May I thank my colleagues of all faiths and denominations who have assisted as multifaith chaplains here at UTS. It has been a very rewarding experience to be a co-worker and facilitator of the group. Only one chaplain remains from the original group - John Hirt, the Uniting Church chaplain. Other serving Christian chaplains I have been privileged to work with include Colin Scott, recently resigned; Stephen Tanuwijaya; Mike Paget and Rhombus Ning. It has been a great privilege to work with Buddhist chaplains, Brian White and Venerable Mahinda; Jewish chaplain, Shmuel Markovits and recent Bahai chaplains Sue Thomas, Nazrin Adel and Leo Newport. There have been Muslim chaplains at UTS although there is no Muslim serving on the Multifaith team at the moment.
There are so many others I wish to thank for their support during my time at UTS. They are too numerous to mention by name but they include members of the UTS Administration, Equity and Diversity Unit, UTS Union, The Students' Association, Security, Room bookings, Faculty members, UTS Library, Research and Innovation Office, Human Resources and the UTS Gallery.

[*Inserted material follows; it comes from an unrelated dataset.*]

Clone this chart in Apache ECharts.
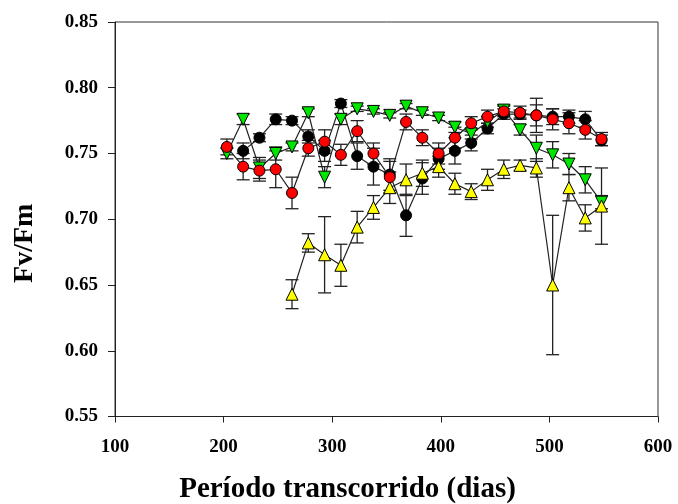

Finally I wish to thank my family. In different ways they have been associated with UTS over these years. My niece, Lisa is a graduate of UTS in my time here; Chris, my brother, has mentored UTS accountancy students at AMP and others have attended various events here. They are a great support in my life and work and I am so pleased some family members are here today to celebrate 14 wonderful years at UTS.
I will greatly miss UTS students, staff and the learning community but I hope I will still participate in this great learning and teaching community as an alumnus and through many UTS colleagues and friends. Thank you all.